Speaking of defining “enough,” let’s examine a type of investment that protects downside but limits upside.

Some need to make large returns but don’t want to take the risk.

The problem with this is that, even though they need to stay disciplined to an aggressive strategy, their emotions can get in the way. It often leads to timing the market and doing the opposite of what’s optimal: buying high when markets are “good” and selling low when everyone’s scared.

Discipline based on knowledge is key. But it’s easier said than done.

Is there a compromise investment for someone like this?

 

A Defined Outcome ETF is a strategy that is typically bought for a 12-month period.

There are a number of ways it can be structured, but it typically features some degree of downside protection through the use of option strategies.

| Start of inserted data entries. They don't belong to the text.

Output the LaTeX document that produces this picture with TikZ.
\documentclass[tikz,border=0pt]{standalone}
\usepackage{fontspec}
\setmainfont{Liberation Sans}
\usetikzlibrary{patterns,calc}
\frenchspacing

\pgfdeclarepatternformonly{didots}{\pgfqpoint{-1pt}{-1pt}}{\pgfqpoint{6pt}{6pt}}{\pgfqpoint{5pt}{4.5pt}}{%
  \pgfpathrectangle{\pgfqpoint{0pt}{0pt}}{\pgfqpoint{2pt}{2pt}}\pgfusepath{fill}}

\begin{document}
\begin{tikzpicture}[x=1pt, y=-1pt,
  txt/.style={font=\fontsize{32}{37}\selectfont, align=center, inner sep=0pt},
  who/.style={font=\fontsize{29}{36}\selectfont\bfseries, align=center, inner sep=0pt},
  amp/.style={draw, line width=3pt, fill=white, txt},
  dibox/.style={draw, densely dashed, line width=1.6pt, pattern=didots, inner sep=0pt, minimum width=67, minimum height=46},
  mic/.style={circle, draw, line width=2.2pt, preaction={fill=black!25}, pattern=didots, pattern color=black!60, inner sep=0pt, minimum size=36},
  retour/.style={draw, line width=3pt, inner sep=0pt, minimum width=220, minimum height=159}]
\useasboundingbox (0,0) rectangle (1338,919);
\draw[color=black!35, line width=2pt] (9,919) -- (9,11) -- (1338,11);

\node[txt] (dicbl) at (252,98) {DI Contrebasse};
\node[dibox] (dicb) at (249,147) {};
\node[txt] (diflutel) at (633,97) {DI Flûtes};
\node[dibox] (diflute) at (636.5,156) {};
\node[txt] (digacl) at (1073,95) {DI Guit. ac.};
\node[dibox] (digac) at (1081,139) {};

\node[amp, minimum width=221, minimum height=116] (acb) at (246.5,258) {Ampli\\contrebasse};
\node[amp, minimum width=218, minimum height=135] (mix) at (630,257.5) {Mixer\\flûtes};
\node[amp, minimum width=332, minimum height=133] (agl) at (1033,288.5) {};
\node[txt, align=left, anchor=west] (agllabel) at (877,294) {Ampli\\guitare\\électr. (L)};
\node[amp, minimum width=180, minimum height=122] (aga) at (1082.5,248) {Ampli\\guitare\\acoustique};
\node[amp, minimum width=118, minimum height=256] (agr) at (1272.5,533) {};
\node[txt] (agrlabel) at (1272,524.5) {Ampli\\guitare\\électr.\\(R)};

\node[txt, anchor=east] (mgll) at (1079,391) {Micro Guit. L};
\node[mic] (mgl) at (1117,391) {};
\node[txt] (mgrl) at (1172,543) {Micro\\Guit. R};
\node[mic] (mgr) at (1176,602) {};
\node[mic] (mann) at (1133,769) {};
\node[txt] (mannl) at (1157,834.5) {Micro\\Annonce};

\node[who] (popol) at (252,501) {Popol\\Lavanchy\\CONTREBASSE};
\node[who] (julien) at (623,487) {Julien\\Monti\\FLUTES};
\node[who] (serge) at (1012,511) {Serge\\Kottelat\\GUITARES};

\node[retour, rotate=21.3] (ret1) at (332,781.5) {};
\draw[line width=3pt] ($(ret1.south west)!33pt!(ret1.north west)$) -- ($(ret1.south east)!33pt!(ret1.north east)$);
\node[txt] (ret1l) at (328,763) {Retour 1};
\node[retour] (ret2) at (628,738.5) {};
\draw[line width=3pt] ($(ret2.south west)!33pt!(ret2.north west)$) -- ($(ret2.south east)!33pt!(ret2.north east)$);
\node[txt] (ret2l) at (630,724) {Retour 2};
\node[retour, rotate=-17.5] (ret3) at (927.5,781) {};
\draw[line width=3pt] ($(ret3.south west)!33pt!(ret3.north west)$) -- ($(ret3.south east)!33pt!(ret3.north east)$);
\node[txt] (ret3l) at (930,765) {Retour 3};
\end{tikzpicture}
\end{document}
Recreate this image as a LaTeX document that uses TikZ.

Simultaneously, the upside is generally limited to a maximum gain.

 

Someone totally risk averse could use a strategy that targets complete downside protection, but this is usually going to come at a low upside cap that averages something more akin to a bond strategy (possibly a bit more in good markets).

But if someone’s looking to protect 10% of the downside, or some other range or figure, then this kind of strategy often has outperformed bonds over the long-run.

 

It can be a useful strategy for someone who wants to see what returns might be made in a relatively short period of time, such as 1-3 years. It buffers against downside loss while offering opportunity for growth beyond the inflation rate.

 

These strategies are NOT guaranteed to achieve their goals, but they have generally been able to accomplish what they set out to do.

These types of returns will not likely keep up with an all-stock portfolio that is subject to full downside risk, so these are not generally good for long-term strategies.

But they can have their place for particular short- to medium-term goals.

And if it keeps an investor from trying to time the markets, that in itself is enough to make these strategies valuable.